Q. You guys have had back-to-back top 10s now in your last two starts. Do you feel like you’ve kind of put the early problems behind you, and are you surprised that you’re 20th in points after five races?
RYAN NEWMAN: You know, with the two DNFs and you look at how some of the guys like Keselowski and Earnhardt have come out of the box with multiple top 5s and top 10s in the first five races, they make it even tougher on us. Our two DNFs at Phoenix and the engine failure from my missed shift at Las Vegas really put us in a hole, so the two races definitely helped out to know that we can be competitive at a place like Bristol where we ran seventh, California we ran 10th, and Daytona we ran fifth, to look at the differences in the racetracks that kind of gives us a little bit of perspective for the season to know that we’re versatile to go to different racetracks and we can be competitive as a driver, as a team and within the organization.
I look forward to Martinsville, but I just — those two DNFs really hurt us in the points. I’m not so much worried about being 20th or wherever we’re at as much as I am making sure that we keep the top 10 streak going and moving forward, and I think we can do that at Martinsville.
Q. Tony Stewart commented last year that it takes about five races into a Sprint Cup season to see which teams will show strength. Do you agree with that, and how do you feel now about your team’s efforts going into this race number six?
RYAN NEWMAN: I agree. I agree, especially this year with the new car. You take the first five races that we’ve had, they’re entirely different kinds of racetracks, and I think that that — when it comes to analyzing the start of your season and the performance of a team or organization, yes, the first five races give an indication of who’s done their homework and who’s coming out of the box strong, but it also tells you that for us this year, as far as the car goes, what the car has capabilities of and how it raced.
I’ve been pleasantly surprised.
Q. With five races in the books already this season, what is the No. 1 goal you made to improve yourself as a driver for the next 31?
RYAN NEWMAN: I can’t sit here and say that I’ve got one goal to be better. I think that we’ve done well for a new team with the 39 guys and our Quicken Loans Chevrolet to be as good as we are this year with a bunch of actually new guys that are really new to their roles and new to the Sprint Cup Series for that matter.
I’m proud of what Matt Borland has put together as a team, and we’ve got three top 10s in five races, albeit two DNFs, but our ultimate goal I would say would be to have zero DNFs for the next 31 because it’s going to take zero DNFs in the last 10 to be a champion.
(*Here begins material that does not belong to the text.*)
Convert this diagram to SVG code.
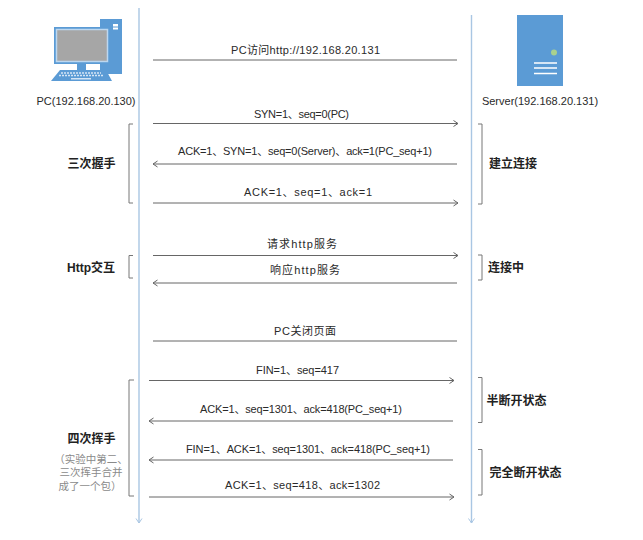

Q. You had last weekend off. What are some of the things as a driver you go over with the crew that you wouldn’t have time to do during a race week?
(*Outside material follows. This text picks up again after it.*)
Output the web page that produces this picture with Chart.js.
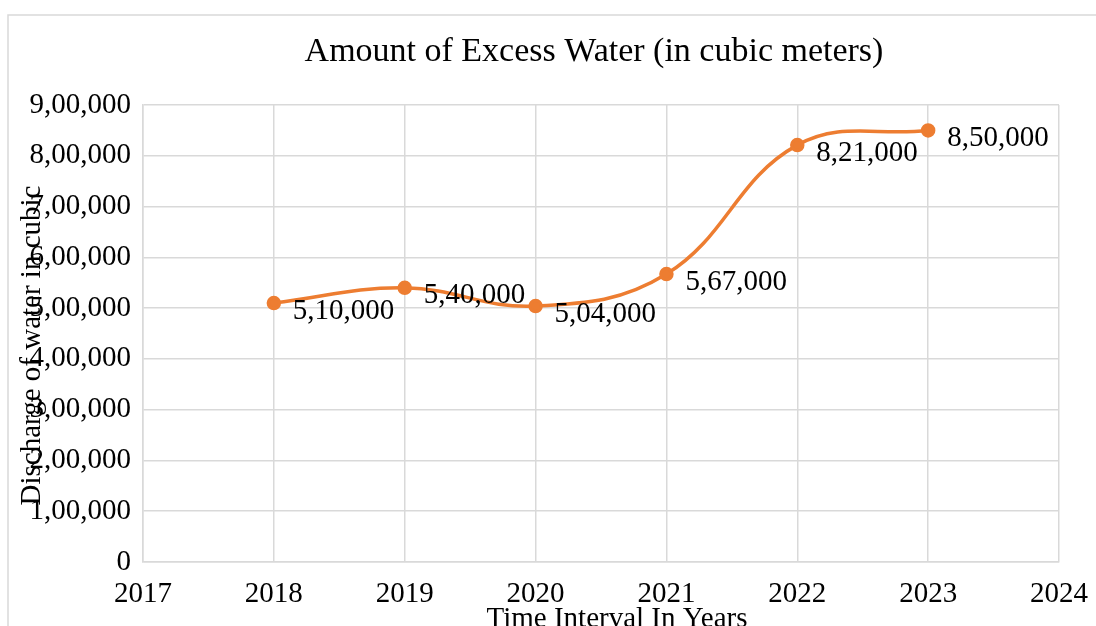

RYAN NEWMAN: Just some of the things that — they’ve taken some time off, too, so it’s good for us to kind of separate ourselves from the things that we love with respect to racing and enjoy some family time and enjoy some time away doing something a little bit different.
But for us it’ll be getting back towards racing and talking about Martinsville, and like I was talking to my crew chief Matt today already about Texas. We’re already thinking about Martinsville, but we’re already thinking about Texas, as well, as far as some things we can try on the intermediate tracks to make our Quicken Loans Chevrolet even faster.